_Supplied material_
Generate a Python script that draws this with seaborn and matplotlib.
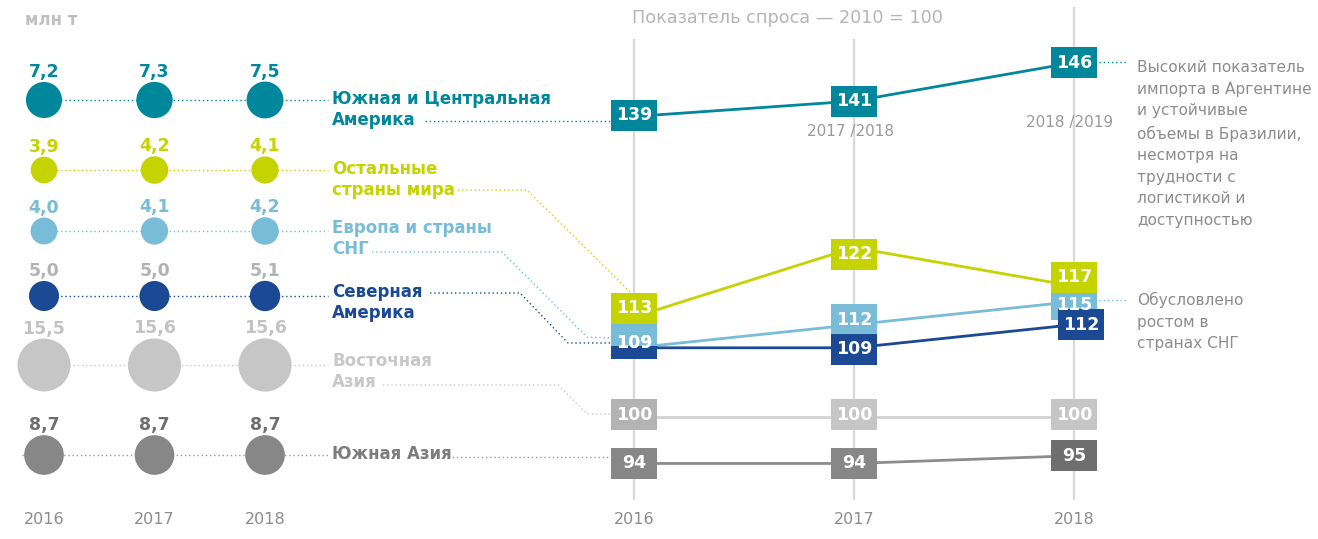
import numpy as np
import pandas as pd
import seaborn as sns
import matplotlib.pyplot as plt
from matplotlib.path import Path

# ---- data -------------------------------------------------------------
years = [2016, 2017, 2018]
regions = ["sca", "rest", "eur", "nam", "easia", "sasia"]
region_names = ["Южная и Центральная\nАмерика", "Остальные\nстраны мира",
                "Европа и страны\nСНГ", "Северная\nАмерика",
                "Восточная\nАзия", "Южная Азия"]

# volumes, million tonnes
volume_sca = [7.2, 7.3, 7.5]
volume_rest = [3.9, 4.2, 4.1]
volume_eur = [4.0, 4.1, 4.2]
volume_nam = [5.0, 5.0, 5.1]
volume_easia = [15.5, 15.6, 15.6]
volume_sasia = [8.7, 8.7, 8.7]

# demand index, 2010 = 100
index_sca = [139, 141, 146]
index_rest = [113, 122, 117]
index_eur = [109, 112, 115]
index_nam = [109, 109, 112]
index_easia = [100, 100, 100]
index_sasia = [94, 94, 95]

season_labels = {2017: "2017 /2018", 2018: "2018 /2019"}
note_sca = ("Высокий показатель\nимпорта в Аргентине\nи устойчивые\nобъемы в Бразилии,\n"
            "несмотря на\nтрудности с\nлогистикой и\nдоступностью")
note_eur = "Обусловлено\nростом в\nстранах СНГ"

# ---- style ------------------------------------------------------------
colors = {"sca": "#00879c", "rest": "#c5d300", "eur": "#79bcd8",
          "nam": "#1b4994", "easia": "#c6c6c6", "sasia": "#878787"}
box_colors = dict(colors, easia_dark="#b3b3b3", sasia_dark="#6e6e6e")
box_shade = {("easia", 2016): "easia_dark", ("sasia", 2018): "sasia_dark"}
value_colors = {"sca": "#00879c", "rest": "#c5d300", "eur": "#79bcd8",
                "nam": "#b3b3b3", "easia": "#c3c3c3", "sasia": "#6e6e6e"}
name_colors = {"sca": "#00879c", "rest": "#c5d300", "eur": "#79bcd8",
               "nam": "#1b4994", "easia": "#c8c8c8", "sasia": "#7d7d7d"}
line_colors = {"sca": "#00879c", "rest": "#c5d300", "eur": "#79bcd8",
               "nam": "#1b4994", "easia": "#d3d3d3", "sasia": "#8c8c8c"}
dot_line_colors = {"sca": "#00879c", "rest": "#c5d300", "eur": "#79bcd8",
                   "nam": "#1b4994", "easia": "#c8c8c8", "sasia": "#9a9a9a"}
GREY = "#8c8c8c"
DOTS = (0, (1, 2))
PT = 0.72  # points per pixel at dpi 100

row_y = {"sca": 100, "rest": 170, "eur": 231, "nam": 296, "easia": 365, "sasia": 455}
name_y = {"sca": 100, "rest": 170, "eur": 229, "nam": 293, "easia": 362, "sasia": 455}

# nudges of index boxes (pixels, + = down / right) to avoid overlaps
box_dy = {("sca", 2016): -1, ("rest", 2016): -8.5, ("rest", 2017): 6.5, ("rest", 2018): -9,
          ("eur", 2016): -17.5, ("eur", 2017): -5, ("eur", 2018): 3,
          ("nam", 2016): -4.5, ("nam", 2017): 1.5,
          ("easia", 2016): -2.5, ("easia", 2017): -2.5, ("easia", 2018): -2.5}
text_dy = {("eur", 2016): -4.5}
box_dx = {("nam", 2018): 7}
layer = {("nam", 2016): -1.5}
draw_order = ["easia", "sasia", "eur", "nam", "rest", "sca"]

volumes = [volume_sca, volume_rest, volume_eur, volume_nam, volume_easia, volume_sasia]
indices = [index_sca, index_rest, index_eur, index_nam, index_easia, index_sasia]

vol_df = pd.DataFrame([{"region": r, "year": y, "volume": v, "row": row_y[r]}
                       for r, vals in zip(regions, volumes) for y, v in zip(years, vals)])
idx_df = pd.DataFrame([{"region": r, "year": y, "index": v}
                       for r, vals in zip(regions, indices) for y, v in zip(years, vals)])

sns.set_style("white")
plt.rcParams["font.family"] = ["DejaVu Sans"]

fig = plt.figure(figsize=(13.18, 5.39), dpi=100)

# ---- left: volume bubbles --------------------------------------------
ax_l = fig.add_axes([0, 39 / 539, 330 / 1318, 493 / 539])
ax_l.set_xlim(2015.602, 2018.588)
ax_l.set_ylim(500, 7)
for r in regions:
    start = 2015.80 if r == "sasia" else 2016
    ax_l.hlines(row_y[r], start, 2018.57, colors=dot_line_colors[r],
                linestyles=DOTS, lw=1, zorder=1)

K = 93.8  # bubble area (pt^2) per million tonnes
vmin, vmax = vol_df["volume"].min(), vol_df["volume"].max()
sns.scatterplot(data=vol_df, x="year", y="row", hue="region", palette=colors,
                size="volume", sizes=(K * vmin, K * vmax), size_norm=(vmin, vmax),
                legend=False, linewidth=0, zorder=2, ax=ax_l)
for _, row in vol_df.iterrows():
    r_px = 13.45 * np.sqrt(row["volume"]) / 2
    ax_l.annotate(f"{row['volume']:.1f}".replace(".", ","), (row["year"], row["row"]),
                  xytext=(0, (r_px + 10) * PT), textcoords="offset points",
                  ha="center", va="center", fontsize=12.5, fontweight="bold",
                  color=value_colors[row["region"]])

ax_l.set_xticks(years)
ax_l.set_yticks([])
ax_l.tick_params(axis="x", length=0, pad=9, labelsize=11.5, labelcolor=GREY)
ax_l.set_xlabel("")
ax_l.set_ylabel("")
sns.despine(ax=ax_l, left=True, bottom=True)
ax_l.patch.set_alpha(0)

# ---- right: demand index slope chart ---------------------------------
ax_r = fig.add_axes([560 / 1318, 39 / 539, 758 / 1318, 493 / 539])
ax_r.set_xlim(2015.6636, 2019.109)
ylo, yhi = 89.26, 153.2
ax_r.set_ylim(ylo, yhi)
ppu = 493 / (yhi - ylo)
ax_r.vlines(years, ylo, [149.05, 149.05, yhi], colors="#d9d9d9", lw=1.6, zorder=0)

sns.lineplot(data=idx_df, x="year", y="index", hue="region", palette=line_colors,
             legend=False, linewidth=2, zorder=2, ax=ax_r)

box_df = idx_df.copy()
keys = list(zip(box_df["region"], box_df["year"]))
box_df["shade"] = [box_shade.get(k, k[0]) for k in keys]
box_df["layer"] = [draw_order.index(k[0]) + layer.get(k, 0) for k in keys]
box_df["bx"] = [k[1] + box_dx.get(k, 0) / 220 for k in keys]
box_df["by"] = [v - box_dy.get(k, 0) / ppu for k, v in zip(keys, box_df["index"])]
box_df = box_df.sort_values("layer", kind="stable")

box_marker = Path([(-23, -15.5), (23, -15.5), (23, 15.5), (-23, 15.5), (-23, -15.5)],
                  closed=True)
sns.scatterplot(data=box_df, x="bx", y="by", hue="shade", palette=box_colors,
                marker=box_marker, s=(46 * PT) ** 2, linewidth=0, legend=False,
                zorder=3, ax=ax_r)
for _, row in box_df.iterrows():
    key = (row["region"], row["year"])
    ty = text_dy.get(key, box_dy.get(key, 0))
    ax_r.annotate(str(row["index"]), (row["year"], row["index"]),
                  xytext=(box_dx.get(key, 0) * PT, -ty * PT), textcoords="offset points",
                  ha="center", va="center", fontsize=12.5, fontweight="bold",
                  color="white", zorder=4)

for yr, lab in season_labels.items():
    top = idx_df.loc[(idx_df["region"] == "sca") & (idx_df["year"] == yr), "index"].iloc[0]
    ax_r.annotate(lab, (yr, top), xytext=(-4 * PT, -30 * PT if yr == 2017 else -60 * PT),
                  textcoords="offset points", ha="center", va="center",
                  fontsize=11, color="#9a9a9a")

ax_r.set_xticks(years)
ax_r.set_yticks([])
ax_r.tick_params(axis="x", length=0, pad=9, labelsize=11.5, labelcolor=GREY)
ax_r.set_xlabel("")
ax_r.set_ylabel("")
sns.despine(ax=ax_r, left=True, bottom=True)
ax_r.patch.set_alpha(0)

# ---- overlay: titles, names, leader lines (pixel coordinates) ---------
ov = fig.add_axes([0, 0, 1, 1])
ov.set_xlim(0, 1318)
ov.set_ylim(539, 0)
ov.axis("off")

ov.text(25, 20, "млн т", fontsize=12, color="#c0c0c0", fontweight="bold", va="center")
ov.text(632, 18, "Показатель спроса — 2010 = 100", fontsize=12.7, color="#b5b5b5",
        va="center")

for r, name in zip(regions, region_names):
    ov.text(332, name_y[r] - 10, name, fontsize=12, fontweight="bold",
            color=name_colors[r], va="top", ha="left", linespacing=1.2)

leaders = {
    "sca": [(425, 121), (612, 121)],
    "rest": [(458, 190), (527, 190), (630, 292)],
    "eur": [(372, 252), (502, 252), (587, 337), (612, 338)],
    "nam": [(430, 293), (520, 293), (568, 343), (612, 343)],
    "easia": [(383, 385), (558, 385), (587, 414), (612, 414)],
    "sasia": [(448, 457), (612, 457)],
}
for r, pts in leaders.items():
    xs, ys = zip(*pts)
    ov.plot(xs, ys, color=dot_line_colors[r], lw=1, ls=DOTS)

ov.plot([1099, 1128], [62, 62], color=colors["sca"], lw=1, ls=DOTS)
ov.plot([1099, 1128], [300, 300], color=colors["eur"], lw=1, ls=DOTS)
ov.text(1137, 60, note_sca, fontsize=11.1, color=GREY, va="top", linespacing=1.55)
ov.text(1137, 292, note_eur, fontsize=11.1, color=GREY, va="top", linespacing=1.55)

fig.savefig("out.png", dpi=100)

_Given exercise_
Look at the listing and set down only the lines from its start through the line with "index_sasia = [94, 94, 95]", word for word and without pictures.

_Response to this task_
Generate a Python script that draws this with seaborn and matplotlib.
import numpy as np
import pandas as pd
import seaborn as sns
import matplotlib.pyplot as plt
from matplotlib.path import Path

# ---- data -------------------------------------------------------------
years = [2016, 2017, 2018]
regions = ["sca", "rest", "eur", "nam", "easia", "sasia"]
region_names = ["Южная и Центральная\nАмерика", "Остальные\nстраны мира",
                "Европа и страны\nСНГ", "Северная\nАмерика",
                "Восточная\nАзия", "Южная Азия"]

# volumes, million tonnes
volume_sca = [7.2, 7.3, 7.5]
volume_rest = [3.9, 4.2, 4.1]
volume_eur = [4.0, 4.1, 4.2]
volume_nam = [5.0, 5.0, 5.1]
volume_easia = [15.5, 15.6, 15.6]
volume_sasia = [8.7, 8.7, 8.7]

# demand index, 2010 = 100
index_sca = [139, 141, 146]
index_rest = [113, 122, 117]
index_eur = [109, 112, 115]
index_nam = [109, 109, 112]
index_easia = [100, 100, 100]
index_sasia = [94, 94, 95]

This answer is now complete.